## What the task asks
All lines from the beginning of the listing through the line with "const baseSize = 24;" are to be copied word for word; the pictures are not.
.....
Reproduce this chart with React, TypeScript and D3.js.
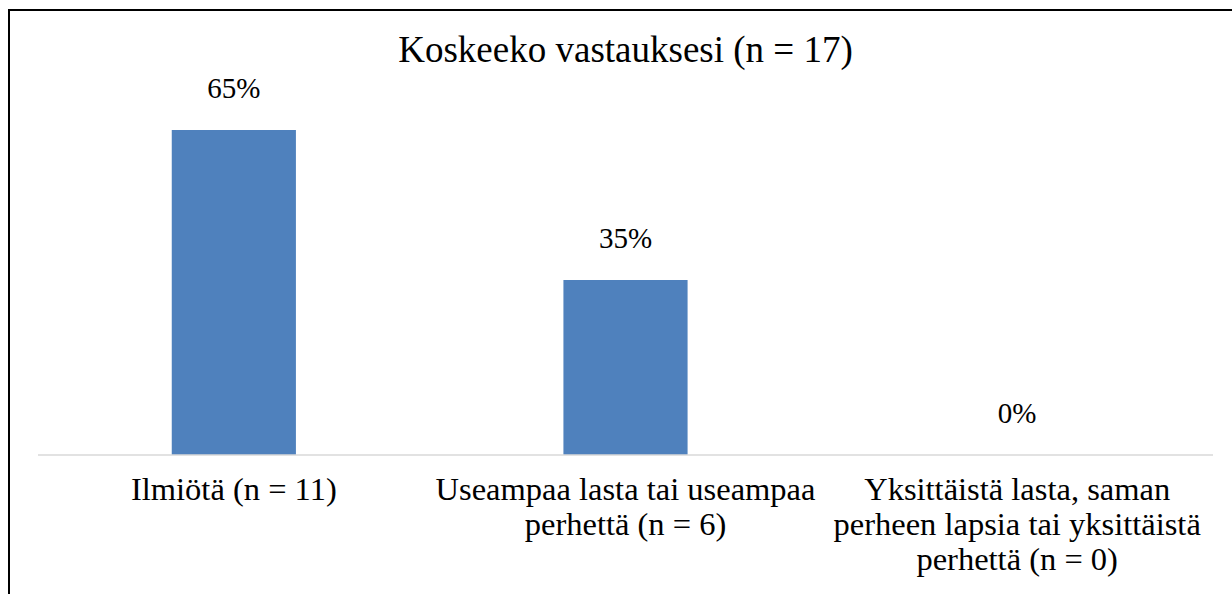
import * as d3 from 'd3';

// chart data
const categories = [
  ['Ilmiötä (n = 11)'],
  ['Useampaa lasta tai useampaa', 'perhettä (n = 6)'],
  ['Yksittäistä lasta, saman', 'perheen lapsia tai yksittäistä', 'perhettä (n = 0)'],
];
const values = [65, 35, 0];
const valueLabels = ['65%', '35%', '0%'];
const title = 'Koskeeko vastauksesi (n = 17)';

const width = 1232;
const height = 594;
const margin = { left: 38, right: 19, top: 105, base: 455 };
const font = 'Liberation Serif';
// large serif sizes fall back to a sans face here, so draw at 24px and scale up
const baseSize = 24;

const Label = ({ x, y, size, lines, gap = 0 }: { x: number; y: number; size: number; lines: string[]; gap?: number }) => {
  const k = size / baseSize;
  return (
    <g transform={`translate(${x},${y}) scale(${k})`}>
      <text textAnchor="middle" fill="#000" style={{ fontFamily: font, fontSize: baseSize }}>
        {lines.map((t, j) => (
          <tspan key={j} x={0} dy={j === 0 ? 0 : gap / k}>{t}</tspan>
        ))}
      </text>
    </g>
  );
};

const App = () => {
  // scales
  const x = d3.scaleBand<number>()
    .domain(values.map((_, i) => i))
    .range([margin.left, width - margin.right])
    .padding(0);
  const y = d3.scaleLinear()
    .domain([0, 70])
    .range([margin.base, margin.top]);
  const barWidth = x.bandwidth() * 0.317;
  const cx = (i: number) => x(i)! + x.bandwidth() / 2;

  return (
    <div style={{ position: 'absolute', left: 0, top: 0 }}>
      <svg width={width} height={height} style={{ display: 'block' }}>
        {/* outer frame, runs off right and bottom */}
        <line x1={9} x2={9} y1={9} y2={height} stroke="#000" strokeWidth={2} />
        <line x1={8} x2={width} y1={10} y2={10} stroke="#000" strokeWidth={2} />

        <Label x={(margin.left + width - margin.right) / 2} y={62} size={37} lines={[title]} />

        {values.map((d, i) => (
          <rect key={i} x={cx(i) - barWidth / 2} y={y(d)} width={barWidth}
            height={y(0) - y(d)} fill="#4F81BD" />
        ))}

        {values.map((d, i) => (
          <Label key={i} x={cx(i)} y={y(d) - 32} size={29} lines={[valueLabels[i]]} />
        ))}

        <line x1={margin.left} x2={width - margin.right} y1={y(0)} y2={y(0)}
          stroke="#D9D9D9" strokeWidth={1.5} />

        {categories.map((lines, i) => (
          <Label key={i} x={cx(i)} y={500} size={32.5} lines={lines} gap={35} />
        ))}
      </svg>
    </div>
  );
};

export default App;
.....
## Exercise output
Reproduce this chart with React, TypeScript and D3.js.
import * as d3 from 'd3';

// chart data
const categories = [
  ['Ilmiötä (n = 11)'],
  ['Useampaa lasta tai useampaa', 'perhettä (n = 6)'],
  ['Yksittäistä lasta, saman', 'perheen lapsia tai yksittäistä', 'perhettä (n = 0)'],
];
const values = [65, 35, 0];
const valueLabels = ['65%', '35%', '0%'];
const title = 'Koskeeko vastauksesi (n = 17)';

const width = 1232;
const height = 594;
const margin = { left: 38, right: 19, top: 105, base: 455 };
const font = 'Liberation Serif';
// large serif sizes fall back to a sans face here, so draw at 24px and scale up
const baseSize = 24;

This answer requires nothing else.